### Written request
Every line holding the string "this" should be gathered.

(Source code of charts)
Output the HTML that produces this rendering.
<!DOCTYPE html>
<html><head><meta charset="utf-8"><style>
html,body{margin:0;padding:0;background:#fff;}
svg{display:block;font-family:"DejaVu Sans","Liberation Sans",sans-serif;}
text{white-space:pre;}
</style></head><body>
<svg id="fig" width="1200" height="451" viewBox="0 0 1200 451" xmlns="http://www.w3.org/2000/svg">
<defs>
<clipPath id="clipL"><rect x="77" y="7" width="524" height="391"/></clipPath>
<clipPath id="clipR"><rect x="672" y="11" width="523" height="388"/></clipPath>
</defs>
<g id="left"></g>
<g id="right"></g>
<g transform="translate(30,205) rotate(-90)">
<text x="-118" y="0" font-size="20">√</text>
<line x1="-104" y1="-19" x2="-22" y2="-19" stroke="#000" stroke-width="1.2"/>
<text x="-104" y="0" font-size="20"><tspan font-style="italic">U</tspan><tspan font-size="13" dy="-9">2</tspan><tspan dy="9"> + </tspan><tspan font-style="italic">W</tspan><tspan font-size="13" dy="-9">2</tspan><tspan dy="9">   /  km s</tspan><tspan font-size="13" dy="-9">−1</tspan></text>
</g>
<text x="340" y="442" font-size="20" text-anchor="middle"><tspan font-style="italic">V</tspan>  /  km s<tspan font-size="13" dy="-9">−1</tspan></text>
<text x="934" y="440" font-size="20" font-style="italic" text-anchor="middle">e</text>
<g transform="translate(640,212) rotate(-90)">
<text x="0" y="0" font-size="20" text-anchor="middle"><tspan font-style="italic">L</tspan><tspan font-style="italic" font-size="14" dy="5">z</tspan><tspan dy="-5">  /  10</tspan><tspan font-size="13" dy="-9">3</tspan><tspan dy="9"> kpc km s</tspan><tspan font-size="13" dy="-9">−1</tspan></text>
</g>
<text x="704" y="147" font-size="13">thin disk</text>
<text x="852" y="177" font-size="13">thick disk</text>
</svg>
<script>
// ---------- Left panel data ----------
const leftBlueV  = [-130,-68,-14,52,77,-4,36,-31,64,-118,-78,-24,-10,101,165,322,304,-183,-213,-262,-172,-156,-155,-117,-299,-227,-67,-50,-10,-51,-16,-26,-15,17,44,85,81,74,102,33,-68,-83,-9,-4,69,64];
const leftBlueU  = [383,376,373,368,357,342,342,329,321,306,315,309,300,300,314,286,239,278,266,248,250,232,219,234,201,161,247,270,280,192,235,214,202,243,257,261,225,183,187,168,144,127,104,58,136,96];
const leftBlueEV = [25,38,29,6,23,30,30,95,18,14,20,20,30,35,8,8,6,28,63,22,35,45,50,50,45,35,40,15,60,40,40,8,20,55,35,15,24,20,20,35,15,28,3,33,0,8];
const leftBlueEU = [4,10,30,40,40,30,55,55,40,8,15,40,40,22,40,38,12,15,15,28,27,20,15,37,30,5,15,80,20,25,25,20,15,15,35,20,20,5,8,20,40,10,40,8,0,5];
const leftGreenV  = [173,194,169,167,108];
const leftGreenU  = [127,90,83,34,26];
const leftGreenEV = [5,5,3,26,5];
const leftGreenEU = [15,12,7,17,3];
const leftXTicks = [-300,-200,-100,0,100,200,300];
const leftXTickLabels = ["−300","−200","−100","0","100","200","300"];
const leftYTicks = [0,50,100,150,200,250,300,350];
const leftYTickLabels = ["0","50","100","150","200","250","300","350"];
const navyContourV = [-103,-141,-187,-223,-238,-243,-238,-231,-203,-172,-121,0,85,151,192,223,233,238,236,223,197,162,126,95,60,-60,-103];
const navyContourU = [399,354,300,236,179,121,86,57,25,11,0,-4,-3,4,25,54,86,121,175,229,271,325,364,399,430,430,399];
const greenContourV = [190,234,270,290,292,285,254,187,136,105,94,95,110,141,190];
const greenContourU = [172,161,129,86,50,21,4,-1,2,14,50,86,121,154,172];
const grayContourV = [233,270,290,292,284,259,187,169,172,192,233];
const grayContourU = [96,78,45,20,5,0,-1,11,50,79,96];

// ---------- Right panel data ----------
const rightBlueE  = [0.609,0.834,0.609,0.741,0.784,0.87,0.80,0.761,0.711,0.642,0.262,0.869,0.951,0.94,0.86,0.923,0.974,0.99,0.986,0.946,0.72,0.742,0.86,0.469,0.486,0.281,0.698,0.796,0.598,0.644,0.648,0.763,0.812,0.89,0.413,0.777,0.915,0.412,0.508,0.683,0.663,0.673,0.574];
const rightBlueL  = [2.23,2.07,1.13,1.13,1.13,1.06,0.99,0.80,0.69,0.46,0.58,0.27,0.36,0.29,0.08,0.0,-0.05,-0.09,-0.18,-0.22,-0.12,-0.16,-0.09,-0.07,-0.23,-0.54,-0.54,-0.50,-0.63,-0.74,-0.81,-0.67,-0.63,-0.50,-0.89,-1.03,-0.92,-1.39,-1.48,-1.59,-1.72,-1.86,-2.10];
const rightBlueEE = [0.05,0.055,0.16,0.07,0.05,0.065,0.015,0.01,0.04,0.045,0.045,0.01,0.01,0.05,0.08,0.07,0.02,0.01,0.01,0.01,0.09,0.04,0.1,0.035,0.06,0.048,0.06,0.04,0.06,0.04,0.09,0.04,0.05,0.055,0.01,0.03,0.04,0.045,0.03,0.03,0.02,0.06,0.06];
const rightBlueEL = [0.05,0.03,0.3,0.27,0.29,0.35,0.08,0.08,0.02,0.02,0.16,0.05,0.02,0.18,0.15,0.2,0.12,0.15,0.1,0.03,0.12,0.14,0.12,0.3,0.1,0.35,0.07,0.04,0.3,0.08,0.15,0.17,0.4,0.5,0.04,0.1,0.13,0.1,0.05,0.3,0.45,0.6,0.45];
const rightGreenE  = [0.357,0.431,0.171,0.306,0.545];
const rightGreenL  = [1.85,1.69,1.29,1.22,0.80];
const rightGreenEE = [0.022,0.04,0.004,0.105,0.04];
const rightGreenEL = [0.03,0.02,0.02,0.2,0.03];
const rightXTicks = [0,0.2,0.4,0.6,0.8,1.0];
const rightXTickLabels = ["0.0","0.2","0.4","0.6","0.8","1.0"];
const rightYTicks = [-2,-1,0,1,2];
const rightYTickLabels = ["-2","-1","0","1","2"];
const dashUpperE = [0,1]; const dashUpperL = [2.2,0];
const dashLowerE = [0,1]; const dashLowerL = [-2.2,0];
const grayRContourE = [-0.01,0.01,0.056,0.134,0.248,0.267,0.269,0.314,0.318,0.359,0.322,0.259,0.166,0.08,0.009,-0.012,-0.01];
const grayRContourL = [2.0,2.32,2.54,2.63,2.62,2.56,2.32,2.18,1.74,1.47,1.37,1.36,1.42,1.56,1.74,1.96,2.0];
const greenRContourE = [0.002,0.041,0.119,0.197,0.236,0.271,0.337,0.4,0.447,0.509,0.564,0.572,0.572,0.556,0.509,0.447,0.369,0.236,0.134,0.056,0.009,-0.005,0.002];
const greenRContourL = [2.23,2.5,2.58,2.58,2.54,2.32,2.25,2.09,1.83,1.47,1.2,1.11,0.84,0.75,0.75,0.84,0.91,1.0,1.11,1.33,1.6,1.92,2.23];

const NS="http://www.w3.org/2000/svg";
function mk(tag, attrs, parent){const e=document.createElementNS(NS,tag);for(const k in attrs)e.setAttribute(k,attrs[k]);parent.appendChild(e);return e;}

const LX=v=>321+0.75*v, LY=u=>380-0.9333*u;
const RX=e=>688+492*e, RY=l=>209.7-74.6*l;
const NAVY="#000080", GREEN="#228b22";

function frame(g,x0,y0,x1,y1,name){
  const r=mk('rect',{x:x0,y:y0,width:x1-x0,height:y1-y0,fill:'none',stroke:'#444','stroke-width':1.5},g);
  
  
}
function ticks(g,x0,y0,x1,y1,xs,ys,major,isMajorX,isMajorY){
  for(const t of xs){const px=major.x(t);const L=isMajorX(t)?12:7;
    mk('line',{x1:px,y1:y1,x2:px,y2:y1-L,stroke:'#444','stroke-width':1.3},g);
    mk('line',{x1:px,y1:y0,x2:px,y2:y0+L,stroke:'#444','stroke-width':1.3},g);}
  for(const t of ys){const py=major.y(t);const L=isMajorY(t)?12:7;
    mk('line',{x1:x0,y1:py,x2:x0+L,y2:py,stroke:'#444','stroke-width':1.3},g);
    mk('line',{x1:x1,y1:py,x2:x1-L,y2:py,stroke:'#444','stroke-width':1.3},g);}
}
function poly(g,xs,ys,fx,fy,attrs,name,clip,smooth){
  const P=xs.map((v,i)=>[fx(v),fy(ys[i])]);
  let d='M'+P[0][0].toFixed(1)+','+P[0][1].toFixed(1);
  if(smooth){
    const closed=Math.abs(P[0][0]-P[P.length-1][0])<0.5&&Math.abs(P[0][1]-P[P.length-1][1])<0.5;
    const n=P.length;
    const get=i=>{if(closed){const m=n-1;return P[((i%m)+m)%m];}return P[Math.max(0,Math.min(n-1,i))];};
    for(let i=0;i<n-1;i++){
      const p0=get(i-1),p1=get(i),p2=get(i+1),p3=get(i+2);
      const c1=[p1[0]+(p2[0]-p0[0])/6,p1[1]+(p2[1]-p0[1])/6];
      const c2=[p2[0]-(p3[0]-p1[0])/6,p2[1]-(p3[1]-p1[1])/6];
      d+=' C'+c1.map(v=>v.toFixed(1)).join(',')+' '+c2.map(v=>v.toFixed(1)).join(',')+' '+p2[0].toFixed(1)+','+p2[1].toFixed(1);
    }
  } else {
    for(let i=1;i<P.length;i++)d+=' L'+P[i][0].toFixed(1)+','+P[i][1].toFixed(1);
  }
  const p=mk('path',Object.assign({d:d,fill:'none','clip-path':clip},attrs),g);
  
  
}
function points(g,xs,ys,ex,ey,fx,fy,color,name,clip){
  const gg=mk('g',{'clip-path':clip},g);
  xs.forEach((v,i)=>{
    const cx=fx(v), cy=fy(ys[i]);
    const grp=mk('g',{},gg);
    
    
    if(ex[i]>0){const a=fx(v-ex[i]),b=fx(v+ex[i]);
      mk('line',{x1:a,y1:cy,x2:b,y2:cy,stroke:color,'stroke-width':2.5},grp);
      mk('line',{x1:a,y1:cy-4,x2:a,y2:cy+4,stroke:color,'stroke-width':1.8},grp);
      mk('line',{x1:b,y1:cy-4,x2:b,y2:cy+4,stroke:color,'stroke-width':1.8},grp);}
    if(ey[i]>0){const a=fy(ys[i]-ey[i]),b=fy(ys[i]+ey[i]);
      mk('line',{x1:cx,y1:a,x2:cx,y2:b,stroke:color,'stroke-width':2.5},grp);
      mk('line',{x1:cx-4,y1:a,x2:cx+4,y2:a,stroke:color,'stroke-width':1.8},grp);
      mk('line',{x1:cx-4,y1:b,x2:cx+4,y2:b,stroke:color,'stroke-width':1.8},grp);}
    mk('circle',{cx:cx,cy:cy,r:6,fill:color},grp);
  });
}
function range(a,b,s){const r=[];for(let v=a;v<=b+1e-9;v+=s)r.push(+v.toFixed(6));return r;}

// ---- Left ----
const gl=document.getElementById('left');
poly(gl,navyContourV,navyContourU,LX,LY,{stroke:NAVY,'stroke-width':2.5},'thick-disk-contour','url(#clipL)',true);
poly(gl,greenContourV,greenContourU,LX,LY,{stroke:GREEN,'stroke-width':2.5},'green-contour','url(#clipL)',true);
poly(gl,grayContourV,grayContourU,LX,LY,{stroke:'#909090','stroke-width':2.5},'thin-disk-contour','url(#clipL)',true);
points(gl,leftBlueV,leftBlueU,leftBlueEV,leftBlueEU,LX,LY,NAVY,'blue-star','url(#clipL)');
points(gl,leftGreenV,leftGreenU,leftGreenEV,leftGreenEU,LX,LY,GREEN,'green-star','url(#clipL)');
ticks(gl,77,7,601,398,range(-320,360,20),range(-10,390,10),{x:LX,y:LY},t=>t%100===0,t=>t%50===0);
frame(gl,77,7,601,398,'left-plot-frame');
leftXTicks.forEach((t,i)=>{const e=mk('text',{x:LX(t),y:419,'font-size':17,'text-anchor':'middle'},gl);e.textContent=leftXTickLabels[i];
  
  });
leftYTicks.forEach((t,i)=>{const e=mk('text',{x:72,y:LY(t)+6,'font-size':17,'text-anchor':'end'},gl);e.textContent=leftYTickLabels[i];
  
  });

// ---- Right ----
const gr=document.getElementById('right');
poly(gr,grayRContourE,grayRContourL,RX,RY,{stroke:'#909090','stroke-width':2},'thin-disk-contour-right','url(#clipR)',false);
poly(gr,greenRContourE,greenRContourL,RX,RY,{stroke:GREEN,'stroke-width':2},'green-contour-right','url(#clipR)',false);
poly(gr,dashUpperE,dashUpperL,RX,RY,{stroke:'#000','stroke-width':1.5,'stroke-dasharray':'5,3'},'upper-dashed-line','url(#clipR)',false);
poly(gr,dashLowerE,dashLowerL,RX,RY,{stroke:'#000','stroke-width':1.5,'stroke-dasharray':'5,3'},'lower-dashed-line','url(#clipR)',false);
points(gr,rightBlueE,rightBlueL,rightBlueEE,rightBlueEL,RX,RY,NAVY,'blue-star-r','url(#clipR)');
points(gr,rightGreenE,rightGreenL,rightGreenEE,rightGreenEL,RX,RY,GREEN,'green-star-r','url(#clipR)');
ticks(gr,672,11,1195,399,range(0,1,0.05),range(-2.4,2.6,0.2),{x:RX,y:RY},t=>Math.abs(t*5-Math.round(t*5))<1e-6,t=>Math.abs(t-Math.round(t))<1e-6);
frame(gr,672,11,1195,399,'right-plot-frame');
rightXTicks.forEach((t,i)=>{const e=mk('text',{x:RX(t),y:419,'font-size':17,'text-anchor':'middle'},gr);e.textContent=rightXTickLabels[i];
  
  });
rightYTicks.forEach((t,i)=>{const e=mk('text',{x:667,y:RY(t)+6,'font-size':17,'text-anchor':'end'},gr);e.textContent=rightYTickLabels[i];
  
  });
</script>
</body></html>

--

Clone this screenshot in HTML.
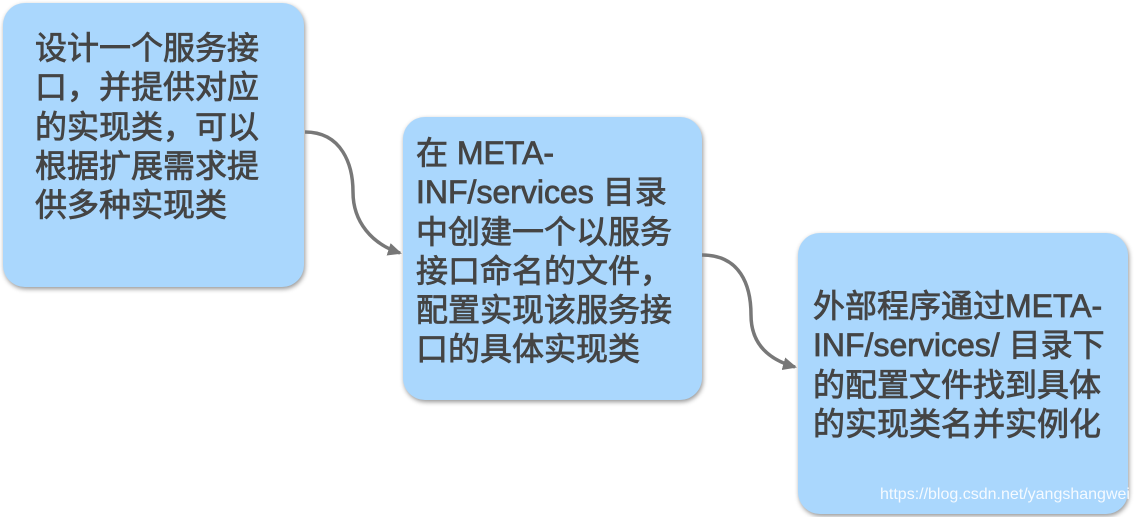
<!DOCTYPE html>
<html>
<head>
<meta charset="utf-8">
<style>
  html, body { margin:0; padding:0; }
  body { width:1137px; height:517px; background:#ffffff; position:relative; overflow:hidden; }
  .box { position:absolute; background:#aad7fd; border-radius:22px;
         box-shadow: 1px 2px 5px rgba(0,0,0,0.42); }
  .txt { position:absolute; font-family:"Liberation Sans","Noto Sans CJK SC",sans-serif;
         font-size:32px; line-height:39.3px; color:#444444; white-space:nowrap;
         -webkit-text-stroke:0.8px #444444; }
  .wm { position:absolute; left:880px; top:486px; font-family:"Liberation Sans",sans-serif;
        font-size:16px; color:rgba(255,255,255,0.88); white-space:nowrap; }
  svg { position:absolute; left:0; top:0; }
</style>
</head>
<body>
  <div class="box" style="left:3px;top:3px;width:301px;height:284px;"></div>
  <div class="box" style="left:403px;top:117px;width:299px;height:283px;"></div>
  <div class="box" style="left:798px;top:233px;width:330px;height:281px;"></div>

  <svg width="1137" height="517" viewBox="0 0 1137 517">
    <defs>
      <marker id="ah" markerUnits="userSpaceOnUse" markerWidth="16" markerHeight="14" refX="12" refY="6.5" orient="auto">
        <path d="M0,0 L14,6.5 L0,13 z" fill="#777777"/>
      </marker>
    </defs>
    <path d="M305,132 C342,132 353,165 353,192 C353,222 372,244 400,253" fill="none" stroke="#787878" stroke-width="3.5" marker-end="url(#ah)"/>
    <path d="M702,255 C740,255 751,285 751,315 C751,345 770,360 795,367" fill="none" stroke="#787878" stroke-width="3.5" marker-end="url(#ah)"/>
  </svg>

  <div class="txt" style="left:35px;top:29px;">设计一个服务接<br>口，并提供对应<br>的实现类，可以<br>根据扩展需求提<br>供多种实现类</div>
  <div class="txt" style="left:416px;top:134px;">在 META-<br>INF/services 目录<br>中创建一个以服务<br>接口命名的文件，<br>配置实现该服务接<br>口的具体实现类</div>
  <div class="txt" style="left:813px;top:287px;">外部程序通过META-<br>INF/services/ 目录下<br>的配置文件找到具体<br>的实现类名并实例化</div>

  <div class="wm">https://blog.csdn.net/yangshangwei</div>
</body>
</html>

### Reply
Output the HTML that produces this rendering.
Clone this screenshot in HTML.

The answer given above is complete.